Data for this task —
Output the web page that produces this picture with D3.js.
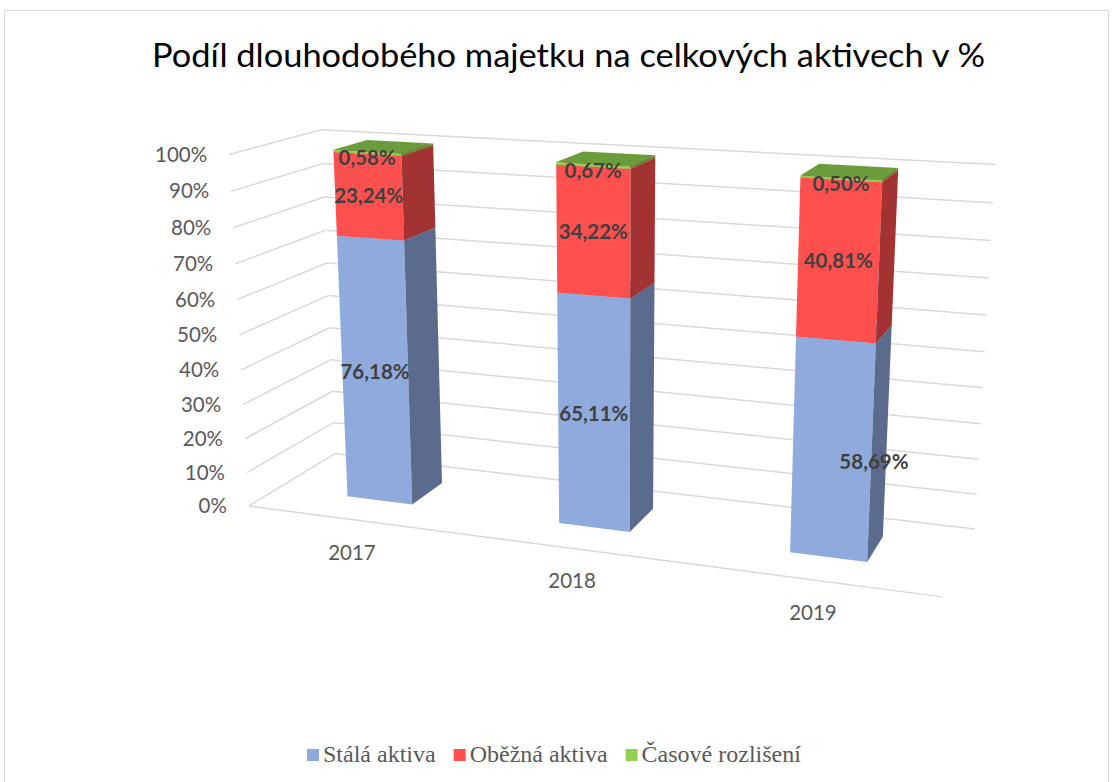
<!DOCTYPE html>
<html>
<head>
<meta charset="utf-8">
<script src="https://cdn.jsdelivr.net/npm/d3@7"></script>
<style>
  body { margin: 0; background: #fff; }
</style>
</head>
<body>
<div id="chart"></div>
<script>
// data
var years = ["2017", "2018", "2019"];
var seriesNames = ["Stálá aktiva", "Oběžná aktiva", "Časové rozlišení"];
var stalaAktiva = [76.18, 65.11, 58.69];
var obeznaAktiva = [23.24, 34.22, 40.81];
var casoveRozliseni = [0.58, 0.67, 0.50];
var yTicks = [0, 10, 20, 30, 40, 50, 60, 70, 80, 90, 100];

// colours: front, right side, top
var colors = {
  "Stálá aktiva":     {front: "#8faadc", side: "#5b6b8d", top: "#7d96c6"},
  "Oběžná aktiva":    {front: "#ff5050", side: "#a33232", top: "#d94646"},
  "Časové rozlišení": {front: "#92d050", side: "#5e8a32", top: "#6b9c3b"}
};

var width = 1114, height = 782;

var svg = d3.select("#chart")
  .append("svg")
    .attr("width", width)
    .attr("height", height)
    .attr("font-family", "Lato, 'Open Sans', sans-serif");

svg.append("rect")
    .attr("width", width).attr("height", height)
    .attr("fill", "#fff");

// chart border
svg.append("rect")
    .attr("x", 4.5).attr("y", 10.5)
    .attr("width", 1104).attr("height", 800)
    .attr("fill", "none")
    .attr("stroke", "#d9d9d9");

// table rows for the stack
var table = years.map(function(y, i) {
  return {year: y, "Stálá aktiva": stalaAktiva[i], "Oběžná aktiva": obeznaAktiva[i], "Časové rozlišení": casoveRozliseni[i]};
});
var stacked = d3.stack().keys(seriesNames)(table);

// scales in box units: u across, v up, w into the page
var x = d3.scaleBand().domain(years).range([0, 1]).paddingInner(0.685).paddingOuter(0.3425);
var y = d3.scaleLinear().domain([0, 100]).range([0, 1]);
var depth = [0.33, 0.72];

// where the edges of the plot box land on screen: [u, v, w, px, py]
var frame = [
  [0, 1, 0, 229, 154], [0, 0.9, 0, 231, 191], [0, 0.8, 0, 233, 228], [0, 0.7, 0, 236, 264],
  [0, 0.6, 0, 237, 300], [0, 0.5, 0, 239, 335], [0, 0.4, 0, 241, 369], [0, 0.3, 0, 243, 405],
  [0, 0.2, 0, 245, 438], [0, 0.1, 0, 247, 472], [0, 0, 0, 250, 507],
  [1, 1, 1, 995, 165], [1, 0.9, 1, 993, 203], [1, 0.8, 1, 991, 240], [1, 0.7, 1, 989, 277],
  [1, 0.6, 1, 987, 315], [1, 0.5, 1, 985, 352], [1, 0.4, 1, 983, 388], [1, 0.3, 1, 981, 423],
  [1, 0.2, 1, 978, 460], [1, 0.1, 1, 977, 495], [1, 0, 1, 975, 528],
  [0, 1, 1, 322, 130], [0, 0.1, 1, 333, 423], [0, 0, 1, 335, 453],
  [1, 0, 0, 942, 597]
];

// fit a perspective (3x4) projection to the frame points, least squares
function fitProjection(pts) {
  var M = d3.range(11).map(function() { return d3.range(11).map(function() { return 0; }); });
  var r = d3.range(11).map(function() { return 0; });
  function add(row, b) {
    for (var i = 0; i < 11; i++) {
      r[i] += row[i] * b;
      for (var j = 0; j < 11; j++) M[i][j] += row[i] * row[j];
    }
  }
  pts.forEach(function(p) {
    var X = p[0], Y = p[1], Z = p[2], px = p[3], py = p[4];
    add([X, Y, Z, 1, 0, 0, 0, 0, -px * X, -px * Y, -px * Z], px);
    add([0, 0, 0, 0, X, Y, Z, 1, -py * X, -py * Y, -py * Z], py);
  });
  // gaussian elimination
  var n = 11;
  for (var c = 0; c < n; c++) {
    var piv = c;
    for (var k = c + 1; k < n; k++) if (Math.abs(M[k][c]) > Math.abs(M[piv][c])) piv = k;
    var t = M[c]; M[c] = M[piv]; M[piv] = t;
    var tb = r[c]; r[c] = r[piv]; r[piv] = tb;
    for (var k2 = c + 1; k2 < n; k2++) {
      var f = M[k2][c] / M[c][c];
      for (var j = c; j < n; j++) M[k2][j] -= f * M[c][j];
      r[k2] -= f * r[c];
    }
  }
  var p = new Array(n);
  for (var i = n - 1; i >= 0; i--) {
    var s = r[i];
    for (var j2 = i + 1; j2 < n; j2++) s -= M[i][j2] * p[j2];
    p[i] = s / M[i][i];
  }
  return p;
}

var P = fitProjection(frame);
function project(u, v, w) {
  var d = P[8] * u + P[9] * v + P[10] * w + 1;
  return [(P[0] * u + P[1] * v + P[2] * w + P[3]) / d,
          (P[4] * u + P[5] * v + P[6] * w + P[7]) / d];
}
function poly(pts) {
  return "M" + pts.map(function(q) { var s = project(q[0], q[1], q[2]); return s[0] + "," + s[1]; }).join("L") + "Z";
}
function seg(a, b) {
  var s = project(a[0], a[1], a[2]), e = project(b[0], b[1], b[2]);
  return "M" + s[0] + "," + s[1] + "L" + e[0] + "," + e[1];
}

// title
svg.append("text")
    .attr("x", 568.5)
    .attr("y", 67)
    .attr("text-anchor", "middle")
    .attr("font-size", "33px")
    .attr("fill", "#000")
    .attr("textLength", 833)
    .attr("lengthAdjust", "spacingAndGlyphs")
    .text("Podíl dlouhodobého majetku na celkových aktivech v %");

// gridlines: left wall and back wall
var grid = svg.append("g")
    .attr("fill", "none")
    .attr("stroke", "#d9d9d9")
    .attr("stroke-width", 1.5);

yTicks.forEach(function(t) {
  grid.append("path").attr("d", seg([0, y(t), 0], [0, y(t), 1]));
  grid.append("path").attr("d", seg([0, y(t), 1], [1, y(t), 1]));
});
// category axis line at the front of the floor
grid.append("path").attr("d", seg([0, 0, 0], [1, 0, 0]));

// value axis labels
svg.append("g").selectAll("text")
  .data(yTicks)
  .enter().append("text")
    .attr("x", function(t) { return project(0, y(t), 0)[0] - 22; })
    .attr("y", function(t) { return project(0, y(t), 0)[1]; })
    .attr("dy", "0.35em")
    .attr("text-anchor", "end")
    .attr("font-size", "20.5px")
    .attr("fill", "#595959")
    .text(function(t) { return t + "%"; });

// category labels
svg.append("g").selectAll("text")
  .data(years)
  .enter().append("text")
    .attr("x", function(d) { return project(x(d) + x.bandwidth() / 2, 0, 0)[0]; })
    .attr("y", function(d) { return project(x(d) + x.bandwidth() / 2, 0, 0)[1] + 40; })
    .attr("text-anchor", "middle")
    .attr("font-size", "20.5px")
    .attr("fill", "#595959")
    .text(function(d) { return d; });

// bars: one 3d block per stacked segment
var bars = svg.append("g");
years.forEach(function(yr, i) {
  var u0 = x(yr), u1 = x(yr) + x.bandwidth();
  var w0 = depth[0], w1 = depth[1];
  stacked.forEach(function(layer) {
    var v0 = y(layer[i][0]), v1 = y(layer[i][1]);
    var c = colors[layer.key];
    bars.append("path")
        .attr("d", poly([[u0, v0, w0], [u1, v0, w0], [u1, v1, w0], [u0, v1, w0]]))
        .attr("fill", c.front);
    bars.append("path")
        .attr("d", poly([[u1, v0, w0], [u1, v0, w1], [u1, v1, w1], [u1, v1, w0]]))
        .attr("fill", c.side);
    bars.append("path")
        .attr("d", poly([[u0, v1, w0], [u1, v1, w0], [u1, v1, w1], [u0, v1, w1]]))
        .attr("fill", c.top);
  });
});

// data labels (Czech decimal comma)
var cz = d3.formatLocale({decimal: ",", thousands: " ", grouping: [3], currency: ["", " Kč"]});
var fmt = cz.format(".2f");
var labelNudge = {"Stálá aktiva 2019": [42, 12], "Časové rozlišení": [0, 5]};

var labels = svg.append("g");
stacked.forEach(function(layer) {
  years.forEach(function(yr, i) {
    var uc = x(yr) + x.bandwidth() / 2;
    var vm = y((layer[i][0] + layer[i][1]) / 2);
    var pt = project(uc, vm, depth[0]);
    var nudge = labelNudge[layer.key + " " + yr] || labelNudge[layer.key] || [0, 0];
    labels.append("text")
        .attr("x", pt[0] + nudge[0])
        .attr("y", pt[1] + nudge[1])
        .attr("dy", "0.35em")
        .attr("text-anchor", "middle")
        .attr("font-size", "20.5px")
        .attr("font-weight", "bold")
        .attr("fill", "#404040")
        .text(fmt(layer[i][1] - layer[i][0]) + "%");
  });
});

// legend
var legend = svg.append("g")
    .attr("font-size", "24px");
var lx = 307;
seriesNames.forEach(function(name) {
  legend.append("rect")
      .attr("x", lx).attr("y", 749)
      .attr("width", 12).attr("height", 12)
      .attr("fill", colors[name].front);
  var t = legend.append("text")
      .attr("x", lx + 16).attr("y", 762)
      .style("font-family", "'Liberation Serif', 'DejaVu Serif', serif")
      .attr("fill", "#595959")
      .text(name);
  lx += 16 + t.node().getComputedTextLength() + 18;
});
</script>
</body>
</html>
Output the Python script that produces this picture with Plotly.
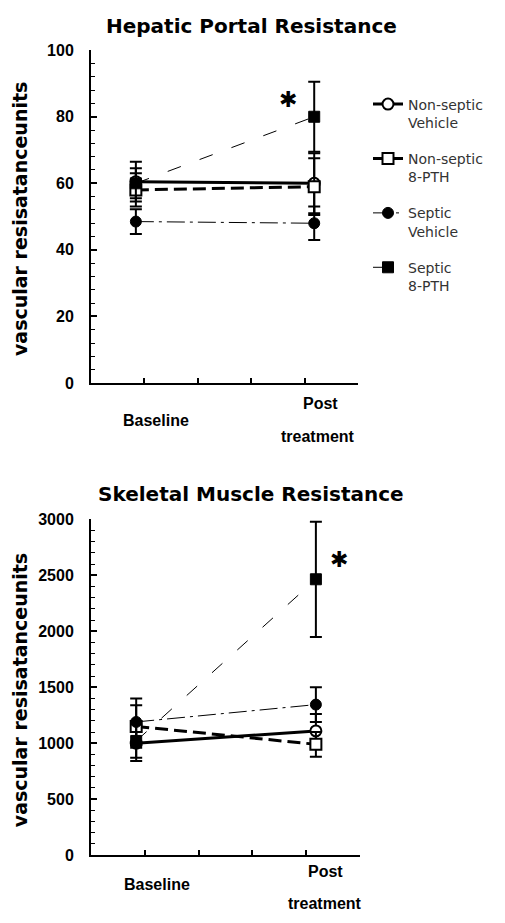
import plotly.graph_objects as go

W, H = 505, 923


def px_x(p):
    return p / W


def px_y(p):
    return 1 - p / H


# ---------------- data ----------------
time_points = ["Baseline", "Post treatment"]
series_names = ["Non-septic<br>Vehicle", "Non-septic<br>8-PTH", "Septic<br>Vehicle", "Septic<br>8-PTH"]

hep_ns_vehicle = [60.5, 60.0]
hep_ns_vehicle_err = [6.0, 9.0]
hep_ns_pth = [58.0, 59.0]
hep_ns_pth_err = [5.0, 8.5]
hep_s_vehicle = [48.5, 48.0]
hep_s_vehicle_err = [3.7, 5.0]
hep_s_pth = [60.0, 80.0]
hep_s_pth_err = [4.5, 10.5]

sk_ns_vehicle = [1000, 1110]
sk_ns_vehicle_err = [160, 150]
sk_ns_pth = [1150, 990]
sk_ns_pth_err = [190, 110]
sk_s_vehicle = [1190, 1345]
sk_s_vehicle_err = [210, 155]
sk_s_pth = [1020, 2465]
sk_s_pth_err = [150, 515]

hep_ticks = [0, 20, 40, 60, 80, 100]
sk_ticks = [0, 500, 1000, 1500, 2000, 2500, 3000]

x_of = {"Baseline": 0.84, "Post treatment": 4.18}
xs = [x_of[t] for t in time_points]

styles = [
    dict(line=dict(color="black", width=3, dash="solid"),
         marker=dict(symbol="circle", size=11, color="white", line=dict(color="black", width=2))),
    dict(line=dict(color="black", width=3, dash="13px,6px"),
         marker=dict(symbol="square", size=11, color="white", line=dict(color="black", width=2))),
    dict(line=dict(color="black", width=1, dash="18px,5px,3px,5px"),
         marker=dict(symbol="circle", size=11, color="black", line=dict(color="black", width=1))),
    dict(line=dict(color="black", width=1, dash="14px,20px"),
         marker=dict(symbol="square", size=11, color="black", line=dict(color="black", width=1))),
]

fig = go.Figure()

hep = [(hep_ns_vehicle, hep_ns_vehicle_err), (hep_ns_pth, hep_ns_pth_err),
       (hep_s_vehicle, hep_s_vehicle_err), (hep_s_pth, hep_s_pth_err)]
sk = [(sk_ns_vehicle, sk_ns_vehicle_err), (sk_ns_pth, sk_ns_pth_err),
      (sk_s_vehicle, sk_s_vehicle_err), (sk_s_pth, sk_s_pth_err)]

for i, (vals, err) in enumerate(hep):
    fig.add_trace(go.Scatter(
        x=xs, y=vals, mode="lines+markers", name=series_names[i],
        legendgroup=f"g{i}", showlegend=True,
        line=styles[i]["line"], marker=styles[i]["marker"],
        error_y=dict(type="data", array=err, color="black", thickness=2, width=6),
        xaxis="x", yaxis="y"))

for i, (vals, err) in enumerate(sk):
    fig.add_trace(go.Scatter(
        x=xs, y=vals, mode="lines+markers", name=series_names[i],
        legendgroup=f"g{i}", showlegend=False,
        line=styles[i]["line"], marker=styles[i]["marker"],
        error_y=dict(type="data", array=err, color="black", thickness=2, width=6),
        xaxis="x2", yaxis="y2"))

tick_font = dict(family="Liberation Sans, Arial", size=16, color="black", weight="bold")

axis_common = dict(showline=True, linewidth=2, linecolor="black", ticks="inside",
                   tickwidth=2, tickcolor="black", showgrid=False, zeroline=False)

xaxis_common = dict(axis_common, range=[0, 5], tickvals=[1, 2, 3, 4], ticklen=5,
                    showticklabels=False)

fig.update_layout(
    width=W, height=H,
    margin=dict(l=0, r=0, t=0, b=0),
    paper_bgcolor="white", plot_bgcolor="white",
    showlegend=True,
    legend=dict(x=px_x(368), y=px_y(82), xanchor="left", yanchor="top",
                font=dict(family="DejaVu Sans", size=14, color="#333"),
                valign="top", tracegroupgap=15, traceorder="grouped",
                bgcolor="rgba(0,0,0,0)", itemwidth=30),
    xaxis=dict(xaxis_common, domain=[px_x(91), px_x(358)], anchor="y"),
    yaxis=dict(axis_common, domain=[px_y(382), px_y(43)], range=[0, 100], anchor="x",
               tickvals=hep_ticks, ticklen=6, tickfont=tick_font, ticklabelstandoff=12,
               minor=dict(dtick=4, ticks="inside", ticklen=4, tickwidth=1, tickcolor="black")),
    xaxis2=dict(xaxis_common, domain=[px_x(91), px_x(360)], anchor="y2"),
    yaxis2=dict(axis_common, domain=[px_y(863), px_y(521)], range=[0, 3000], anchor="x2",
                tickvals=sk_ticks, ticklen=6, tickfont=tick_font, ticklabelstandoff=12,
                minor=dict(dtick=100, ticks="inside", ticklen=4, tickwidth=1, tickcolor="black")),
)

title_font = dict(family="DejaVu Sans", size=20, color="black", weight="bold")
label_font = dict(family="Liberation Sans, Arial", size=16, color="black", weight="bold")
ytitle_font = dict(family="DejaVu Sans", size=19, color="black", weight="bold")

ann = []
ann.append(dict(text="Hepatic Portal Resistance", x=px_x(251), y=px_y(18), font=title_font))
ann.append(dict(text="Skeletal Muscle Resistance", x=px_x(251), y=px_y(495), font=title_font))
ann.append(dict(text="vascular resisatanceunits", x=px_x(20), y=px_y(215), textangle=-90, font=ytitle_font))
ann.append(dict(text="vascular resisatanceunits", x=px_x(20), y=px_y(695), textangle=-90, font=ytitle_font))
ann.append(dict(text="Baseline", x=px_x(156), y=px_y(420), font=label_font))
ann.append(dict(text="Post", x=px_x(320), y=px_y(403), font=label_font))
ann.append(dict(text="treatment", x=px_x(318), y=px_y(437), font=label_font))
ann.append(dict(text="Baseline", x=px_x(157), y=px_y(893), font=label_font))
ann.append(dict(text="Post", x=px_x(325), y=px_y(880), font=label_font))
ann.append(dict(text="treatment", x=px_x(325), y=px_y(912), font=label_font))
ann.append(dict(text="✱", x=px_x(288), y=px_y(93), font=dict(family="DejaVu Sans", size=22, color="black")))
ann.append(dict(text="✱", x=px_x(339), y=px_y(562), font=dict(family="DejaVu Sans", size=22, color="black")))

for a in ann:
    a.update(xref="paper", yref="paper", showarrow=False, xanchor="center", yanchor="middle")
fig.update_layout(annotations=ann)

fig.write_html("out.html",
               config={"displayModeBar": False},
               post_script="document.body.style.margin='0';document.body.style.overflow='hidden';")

What the exercise asks —
Make an exact copy of the lines from the one with "Output the Python" through the one with "fig = go.Figure()", both ends in, and nothing else. Drop every picture.

Solution to this problem —
Output the Python script that produces this picture with Plotly.
import plotly.graph_objects as go

W, H = 505, 923


def px_x(p):
    return p / W


def px_y(p):
    return 1 - p / H


# ---------------- data ----------------
time_points = ["Baseline", "Post treatment"]
series_names = ["Non-septic<br>Vehicle", "Non-septic<br>8-PTH", "Septic<br>Vehicle", "Septic<br>8-PTH"]

hep_ns_vehicle = [60.5, 60.0]
hep_ns_vehicle_err = [6.0, 9.0]
hep_ns_pth = [58.0, 59.0]
hep_ns_pth_err = [5.0, 8.5]
hep_s_vehicle = [48.5, 48.0]
hep_s_vehicle_err = [3.7, 5.0]
hep_s_pth = [60.0, 80.0]
hep_s_pth_err = [4.5, 10.5]

sk_ns_vehicle = [1000, 1110]
sk_ns_vehicle_err = [160, 150]
sk_ns_pth = [1150, 990]
sk_ns_pth_err = [190, 110]
sk_s_vehicle = [1190, 1345]
sk_s_vehicle_err = [210, 155]
sk_s_pth = [1020, 2465]
sk_s_pth_err = [150, 515]

hep_ticks = [0, 20, 40, 60, 80, 100]
sk_ticks = [0, 500, 1000, 1500, 2000, 2500, 3000]

x_of = {"Baseline": 0.84, "Post treatment": 4.18}
xs = [x_of[t] for t in time_points]

styles = [
    dict(line=dict(color="black", width=3, dash="solid"),
         marker=dict(symbol="circle", size=11, color="white", line=dict(color="black", width=2))),
    dict(line=dict(color="black", width=3, dash="13px,6px"),
         marker=dict(symbol="square", size=11, color="white", line=dict(color="black", width=2))),
    dict(line=dict(color="black", width=1, dash="18px,5px,3px,5px"),
         marker=dict(symbol="circle", size=11, color="black", line=dict(color="black", width=1))),
    dict(line=dict(color="black", width=1, dash="14px,20px"),
         marker=dict(symbol="square", size=11, color="black", line=dict(color="black", width=1))),
]

fig = go.Figure()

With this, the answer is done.